• **DATA BLOCK**

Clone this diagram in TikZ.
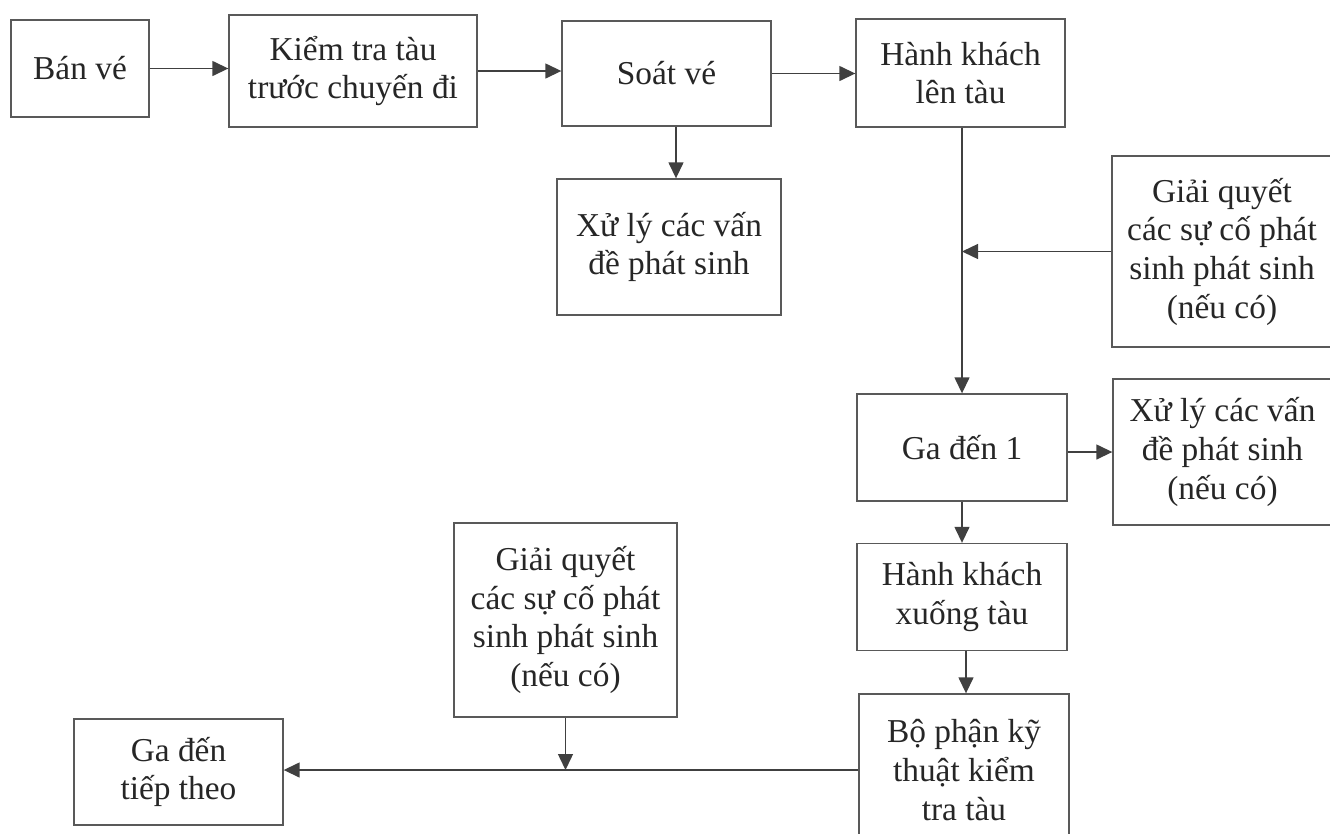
\documentclass[tikz,border=0pt]{standalone}
\usepackage{fontspec}
\setmainfont{Liberation Serif}
\usetikzlibrary{arrows.meta}

\begin{document}
\begin{tikzpicture}[x=0.02cm, y=-0.02cm,
    stage/.style={draw=black!65, line width=0.8pt, align=center, inner sep=2pt,
        text=black!85, font=\fontsize{19}{22}\selectfont},
    flow/.style={draw=black!75, line width=0.8pt, -{Triangle[length=0.32cm,width=0.3cm]}}]
    \useasboundingbox (0,0) rectangle (1330,833);
    \clip (0,0) rectangle (1330,833);

    % top row
    \node[stage, minimum width=2.76cm, minimum height=1.94cm] (banve) at (80,68.5) {Bán vé};
    \node[stage, minimum width=4.96cm, minimum height=2.24cm] (kiemtra) at (353,71) {Kiểm tra tàu\\trước chuyến đi};
    \node[stage, minimum width=4.18cm, minimum height=2.10cm] (soatve) at (666.5,73.5) {Soát vé};
    \node[stage, minimum width=4.18cm, minimum height=2.16cm] (lentau) at (960.5,73) {Hành khách\\lên tàu};

    \node[stage, minimum width=4.48cm, minimum height=2.72cm] (xuly1) at (669,247) {Xử lý các vấn\\đề phát sinh};
    \node[stage, minimum width=4.40cm, minimum height=3.82cm] (giaiquyet1) at (1222,251.5) {Giải quyết\\các sự cố phát\\sinh phát sinh\\(nếu có)};

    % right column
    \node[stage, minimum width=4.20cm, minimum height=2.14cm] (gaden1) at (962,447.5) {Ga đến 1};
    \node[stage, minimum width=4.38cm, minimum height=2.92cm] (xuly2) at (1222.5,452) {Xử lý các vấn\\đề phát sinh\\(nếu có)};
    \node[stage, minimum width=4.20cm, minimum height=2.14cm] (xuongtau) at (962,597) {Hành khách\\xuống tàu};
    \node[stage, minimum width=4.20cm, minimum height=3.04cm] (bophan) at (964,770) {Bộ phận kỹ\\thuật kiểm\\tra tàu};

    % bottom left
    \node[stage, minimum width=4.46cm, minimum height=3.88cm] (giaiquyet2) at (565.5,620) {Giải quyết\\các sự cố phát\\sinh phát sinh\\(nếu có)};
    \node[stage, minimum width=4.18cm, minimum height=2.12cm] (gatiep) at (178.5,772) {Ga đến\\tiếp theo};

    \draw[flow] (banve.east) -- (kiemtra.west |- banve.east);
    \draw[flow] (kiemtra.east) -- (soatve.west |- kiemtra.east);
    \draw[flow] (soatve.east) -- (lentau.west |- soatve.east);
    \draw[flow] ([xshift=0.14cm]xuly1.north |- soatve.south) -- ([xshift=0.14cm]xuly1.north);
    \draw[flow] (gaden1.north |- lentau.south) -- (gaden1.north);
    \draw[flow] (giaiquyet1.west) -- (giaiquyet1.west -| gaden1.north);
    \draw[flow] (gaden1.east |- xuly2.west) -- (xuly2.west);
    \draw[flow] (gaden1.south) -- (xuongtau.north);
    \draw[flow] ([xshift=0.08cm]xuongtau.south) -- ([xshift=0.08cm]xuongtau.south |- bophan.north);
    \draw[flow] (bophan.west) -- (bophan.west -| gatiep.east);
    \draw[flow] (giaiquyet2.south) -- (giaiquyet2.south |- bophan.west);
\end{tikzpicture}
\end{document}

• **DIRECTIONS**
From the first line above to the line containing "width=4.18cm, minimum height=2.12cm]", repeat each line exactly. Pictures stay out.

• **RESPONSE**
Clone this diagram in TikZ.
\documentclass[tikz,border=0pt]{standalone}
\usepackage{fontspec}
\setmainfont{Liberation Serif}
\usetikzlibrary{arrows.meta}

\begin{document}
\begin{tikzpicture}[x=0.02cm, y=-0.02cm,
    stage/.style={draw=black!65, line width=0.8pt, align=center, inner sep=2pt,
        text=black!85, font=\fontsize{19}{22}\selectfont},
    flow/.style={draw=black!75, line width=0.8pt, -{Triangle[length=0.32cm,width=0.3cm]}}]
    \useasboundingbox (0,0) rectangle (1330,833);
    \clip (0,0) rectangle (1330,833);

    % top row
    \node[stage, minimum width=2.76cm, minimum height=1.94cm] (banve) at (80,68.5) {Bán vé};
    \node[stage, minimum width=4.96cm, minimum height=2.24cm] (kiemtra) at (353,71) {Kiểm tra tàu\\trước chuyến đi};
    \node[stage, minimum width=4.18cm, minimum height=2.10cm] (soatve) at (666.5,73.5) {Soát vé};
    \node[stage, minimum width=4.18cm, minimum height=2.16cm] (lentau) at (960.5,73) {Hành khách\\lên tàu};

    \node[stage, minimum width=4.48cm, minimum height=2.72cm] (xuly1) at (669,247) {Xử lý các vấn\\đề phát sinh};
    \node[stage, minimum width=4.40cm, minimum height=3.82cm] (giaiquyet1) at (1222,251.5) {Giải quyết\\các sự cố phát\\sinh phát sinh\\(nếu có)};

    % right column
    \node[stage, minimum width=4.20cm, minimum height=2.14cm] (gaden1) at (962,447.5) {Ga đến 1};
    \node[stage, minimum width=4.38cm, minimum height=2.92cm] (xuly2) at (1222.5,452) {Xử lý các vấn\\đề phát sinh\\(nếu có)};
    \node[stage, minimum width=4.20cm, minimum height=2.14cm] (xuongtau) at (962,597) {Hành khách\\xuống tàu};
    \node[stage, minimum width=4.20cm, minimum height=3.04cm] (bophan) at (964,770) {Bộ phận kỹ\\thuật kiểm\\tra tàu};

    % bottom left
    \node[stage, minimum width=4.46cm, minimum height=3.88cm] (giaiquyet2) at (565.5,620) {Giải quyết\\các sự cố phát\\sinh phát sinh\\(nếu có)};
    \node[stage, minimum width=4.18cm, minimum height=2.12cm] (gatiep) at (178.5,772) {Ga đến\\tiếp theo};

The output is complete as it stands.